Slight shift in X?

I have a multi step process for cutting some coasters for my kids teachers.

  1. cut a circular pocket which defines the outer boundary and provides a dam for epoxy
  2. cut the shape in the middle with advanced vcarve
  3. cut the text with regular vcarve
  4. fill with black epoxy
  5. level
  6. more advanced vcarve and more epoxy and then flatten, contour and finish.

All are in the same main file but I enable/disable paths and save as different chunks.
1-3 could have been in a single chunk but due to time constraints I did two.
Steps 1&2 were in the same job. That included the advanced v carve and a cleanup pass for vcarve.

Step 3 was the v carve text which had a regular vcarve pass with a max depth of .210 (starting depth .095 due to the pocket). I added a cleanup pass using the same toolpath and only changing the max depth to .215 which if I understand the regular vcarve shouldn’t really matter anyway.

The picture only shows 2 coasters but there are 5 on the board spanning 26.25”. The first pass looked great but I stopped it during the second pass as soon as I could see that it looked like things shifted. I don’t know if it really did or if the depth change really made a diff. You can see the issue when comparing the name at the top of the left one and “Mrs.” at the top of the right to all the other text.

The cleanup pass on the eagles looked great but would have been harder to tell about any shift.

I thought about just living with the issue on these two, but I just can’t do it so I will have to recut those two but will skip that second pass on the text this time.

There is no way the material shifted. I have already removed it from the machine to start the epoxy so I can’t verify XY but I will load another piece of the same size stock and check there. I am using a square so it should be exact. Although, that small a difference may not be possible to detect.

Lost steps.
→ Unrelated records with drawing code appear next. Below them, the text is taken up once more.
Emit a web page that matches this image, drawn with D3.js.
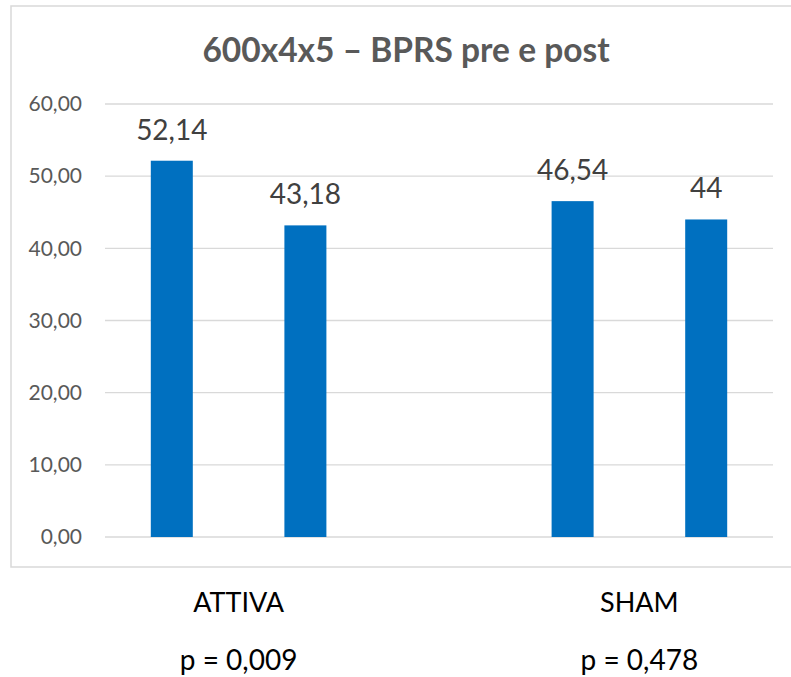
<!DOCTYPE html>
<html>
<head>
<meta charset="utf-8">
<script src="https://cdn.jsdelivr.net/npm/d3@7"></script>
<style>
  html, body { margin: 0; padding: 0; background: #fff; }
  svg { display: block; }
</style>
</head>
<body>
<svg id="chart" width="791" height="677"></svg>
<script>
// BPRS scores, pre and post, for the active and sham groups.
// The middle slot is left empty to separate the two groups.
const slots = ["ATTIVA pre", "ATTIVA post", "gap", "SHAM pre", "SHAM post"];
const values = [52.14, 43.18, null, 46.54, 44];
const groups = ["ATTIVA", "SHAM"];
const groupSlots = [["ATTIVA pre", "ATTIVA post"], ["SHAM pre", "SHAM post"]];
const pValues = ["p = 0,009", "p = 0,478"];
const yTicks = [0, 10, 20, 30, 40, 50, 60];
const title = "600x4x5 \u2013 BPRS pre e post";

const font = "Lato, 'Open Sans', sans-serif";
const svg = d3.select("#chart");

// outer frame of the chart
svg.append("rect")
  .attr("x", 11).attr("y", 6)
  .attr("width", 800).attr("height", 561)
  .attr("fill", "none").attr("stroke", "#d9d9d9").attr("stroke-width", 1.5);

const plot = { left: 105, right: 773, top: 104, bottom: 537 };

const x = d3.scaleBand().domain(slots)
  .range([plot.left, plot.right]).paddingInner(0).paddingOuter(0);
const barW = 42;
const y = d3.scaleLinear().domain([0, 60]).range([plot.bottom, plot.top]);

const fmtTick = v => d3.format(".2f")(v).replace(".", ",");
const fmtLabel = v => String(v).replace(".", ",");

// gridlines
svg.append("g").selectAll("line").data(yTicks).join("line")
  .attr("x1", plot.left).attr("x2", plot.right)
  .attr("y1", d => y(d)).attr("y2", d => y(d))
  .attr("stroke", "#d9d9d9").attr("stroke-width", 1.3);

// y axis labels
const yAxis = d3.axisLeft(y).tickValues(yTicks).tickFormat(fmtTick).tickSize(0).tickPadding(23);
const ya = svg.append("g").attr("transform", `translate(${plot.left},0)`).call(yAxis);
ya.select(".domain").remove();
ya.selectAll("text")
  .attr("font-family", font).attr("font-size", 21).attr("fill", "#595959");

// bars
const bars = slots.map((s, i) => ({ s, v: values[i] })).filter(d => d.v !== null);
svg.append("g").selectAll("rect").data(bars).join("rect")
  .attr("x", d => x(d.s) + x.bandwidth() / 2 - barW / 2)
  .attr("width", barW)
  .attr("y", d => y(d.v))
  .attr("height", d => y(0) - y(d.v))
  .attr("fill", "#0070c0");

// value labels
svg.append("g").selectAll("text").data(bars).join("text")
  .attr("x", d => x(d.s) + x.bandwidth() / 2)
  .attr("y", d => y(d.v) - 21)
  .attr("text-anchor", "middle")
  .attr("font-family", font).attr("font-size", 28).attr("fill", "#404040")
  .text(d => fmtLabel(d.v));

// title
svg.append("text")
  .attr("x", 406).attr("y", 62)
  .attr("text-anchor", "middle")
  .attr("font-family", font).attr("font-size", 33.5).attr("font-weight", "bold")
  .attr("fill", "#595959")
  .text(title);

// group names and p-values below the frame
const groupCenter = i => {
  const [a, b] = groupSlots[i];
  return (x(a) + x(b) + x.bandwidth()) / 2;
};
svg.append("g").selectAll("text").data(groups).join("text")
  .attr("x", (d, i) => groupCenter(i))
  .attr("y", 612)
  .attr("text-anchor", "middle")
  .attr("font-family", font).attr("font-size", 27).attr("fill", "#000")
  .text(d => d);
svg.append("g").selectAll("text").data(pValues).join("text")
  .attr("x", (d, i) => groupCenter(i))
  .attr("y", 670)
  .attr("text-anchor", "middle")
  .attr("font-family", font).attr("font-size", 28).attr("fill", "#000")
  .text(d => d);
</script>
</body>
</html>
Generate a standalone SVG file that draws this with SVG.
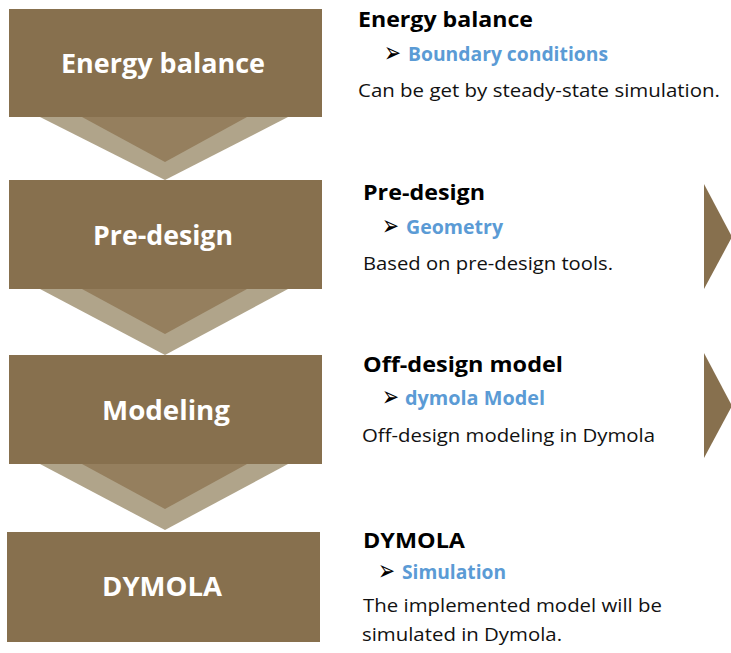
<svg xmlns="http://www.w3.org/2000/svg" width="731" height="653" viewBox="0 0 731 653">
  <style>
    .box { fill: #87704e; }
    .band { fill: #b0a48a; }
    .core { fill: #957f5e; }
    .side { fill: #87704e; }
    .boxlabel { font-family: "Open Sans", "Liberation Sans", sans-serif; font-weight: bold; font-size: 26px; fill: #ffffff; text-anchor: middle; }
    .head { font-family: "Open Sans", "Liberation Sans", sans-serif; font-weight: bold; font-size: 22px; fill: #000000; }
    .bullet { font-family: "DejaVu Sans", sans-serif; font-size: 28px; fill: #000000; }
    .item { font-family: "Open Sans", "Liberation Sans", sans-serif; font-weight: bold; font-size: 19.5px; fill: #5b9bd5; }
    .body { font-family: "Open Sans", "Liberation Sans", sans-serif; font-size: 19px; fill: #111111; }
  </style>
  <rect width="731" height="653" fill="#ffffff"/>

  <!-- down chevrons linking the steps -->
  <g id="connectors">
    <polygon class="band" points="40,117 288,117 165,180"/>
    <polygon class="core" points="82,117 247,117 165,162"/>
    <polygon class="band" points="40,289 288,289 165,355"/>
    <polygon class="core" points="82,289 247,289 165,334"/>
    <polygon class="band" points="40,464 288,464 165,530"/>
    <polygon class="core" points="82,464 247,464 165,509"/>
  </g>

  <g id="step-energy-balance">
    <rect class="box" x="9" y="9" width="313" height="108"/>
    <text class="boxlabel" x="163" y="73" textLength="204" lengthAdjust="spacingAndGlyphs">Energy balance</text>
  </g>
  <g id="step-pre-design">
    <rect class="box" x="9" y="180" width="313" height="109"/>
    <text class="boxlabel" x="163" y="245" textLength="140" lengthAdjust="spacingAndGlyphs">Pre-design</text>
  </g>
  <g id="step-modeling">
    <rect class="box" x="9" y="355" width="313" height="109"/>
    <text class="boxlabel" x="166" y="420" textLength="128" lengthAdjust="spacingAndGlyphs">Modeling</text>
  </g>
  <g id="step-dymola">
    <rect class="box" x="7" y="532" width="313" height="110"/>
    <text class="boxlabel" x="162" y="596" textLength="120" lengthAdjust="spacingAndGlyphs">DYMOLA</text>
  </g>

  <!-- descriptions -->
  <g id="desc-energy-balance">
    <text class="head" x="358" y="27" textLength="175" lengthAdjust="spacingAndGlyphs">Energy balance</text>
    <text class="bullet" x="384" y="62" textLength="17" lengthAdjust="spacingAndGlyphs">➢</text>
    <text class="item" x="408" y="61" textLength="200" lengthAdjust="spacingAndGlyphs">Boundary conditions</text>
    <text class="body" x="358" y="97" textLength="362" lengthAdjust="spacingAndGlyphs">Can be get by steady-state simulation.</text>
  </g>
  <g id="desc-pre-design">
    <text class="head" x="363" y="200" textLength="122" lengthAdjust="spacingAndGlyphs">Pre-design</text>
    <text class="bullet" x="382" y="235" textLength="17" lengthAdjust="spacingAndGlyphs">➢</text>
    <text class="item" x="406" y="234" textLength="97" lengthAdjust="spacingAndGlyphs">Geometry</text>
    <text class="body" x="363" y="270" textLength="250" lengthAdjust="spacingAndGlyphs">Based on pre-design tools.</text>
  </g>
  <g id="desc-modeling">
    <text class="head" x="363" y="372" textLength="200" lengthAdjust="spacingAndGlyphs">Off-design model</text>
    <text class="bullet" x="382" y="406" textLength="17" lengthAdjust="spacingAndGlyphs">➢</text>
    <text class="item" x="405" y="405" textLength="140" lengthAdjust="spacingAndGlyphs">dymola Model</text>
    <text class="body" x="362" y="442" textLength="293" lengthAdjust="spacingAndGlyphs">Off-design modeling in Dymola</text>
  </g>
  <g id="desc-dymola">
    <text class="head" x="363" y="548" textLength="102" lengthAdjust="spacingAndGlyphs">DYMOLA</text>
    <text class="bullet" x="378" y="580" textLength="17" lengthAdjust="spacingAndGlyphs">➢</text>
    <text class="item" x="402" y="579" textLength="104" lengthAdjust="spacingAndGlyphs">Simulation</text>
    <text class="body" x="363" y="612" textLength="299" lengthAdjust="spacingAndGlyphs">The implemented model will be</text>
    <text class="body" x="362" y="641" textLength="200" lengthAdjust="spacingAndGlyphs">simulated in Dymola.</text>
  </g>

  <!-- side markers pointing right -->
  <g id="marker-pre-design">
    <polygon class="side" points="704,184 704,289 732,237"/>
  </g>
  <g id="marker-modeling">
    <polygon class="side" points="704,353 704,458 732,406"/>
  </g>
</svg>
Possible causes:

  • mechanical issue — belt tension, loose pulley, loose V wheel, loose DAC, other mechanical aspect of the machine not properly adjusted
  • mechanical interference — a wire or dust hose got in the way, the machine stalled against a clamp
  • feeds and speeds — too aggressive for stock, possible to stall against a knot or other irregularity in the wood
  • wiring — intermittent connection somewhere — check all wiring and connectors

Let us know what you find out at support@carbide3d.com if it’s not something obvious to address.

Thanks.
I am pretty sure that there was no mechanical interference and there are no knots in this board.
I will check the wiring again. I did tighten the X belt some recently when I was adjusting the Y belts, but I did not find any specific guidance on the tension on X in the various guides/posts.

As for Feeds and Speeds, this is what I have in the “cleanup” pass. If anything, my feed it probably too low.

I know that the Depth per pass seems like a lot, but since the text is pretty small I knew it wouldn’t really cut that deep. The only thing different in the first pass which ran right before this was the max depth was set to .205, but like I said even that shouldn’t matter really in a standard V carve so I have no idea why I changed it.

After recutting the 2 that are messed up I may try some tests to see if I can isolate the issue.
Seems like running a simple V carve on the left of one board and then on the right and then coming back and forth a couple of times with the same cuts in the same spots may tell me if things are shifting. Of course if it is intermittent I could try that forever and not replicate.

See:

Yep, I have read through that thread multiple times and ended up setting my Y axis belts to 57Hz on my Pro XXL but any info in there about X tension is not jumping out at me.

I did the diamond circle square test in a stable medium last week and I am not really sure how to interpret the results. Some of the differences make me think I have a bad measuring methodology or a crappy digital caliper. I have a really nice analog one and will try with that as well.

X-axis should be the same, maybe a tad more.

Dimensions/results seem pretty good — probably if you want to do better you would need to leave a roughing clearance, measure, then adjust the CAM file for the finishing pass.

Remember, when measuring you want the device being used for the measurement to be 10 times more accurate than the dimension to which you are trying to calibrate to arrive at.

Ha,
That lets the cheap caliper at Lowes out then.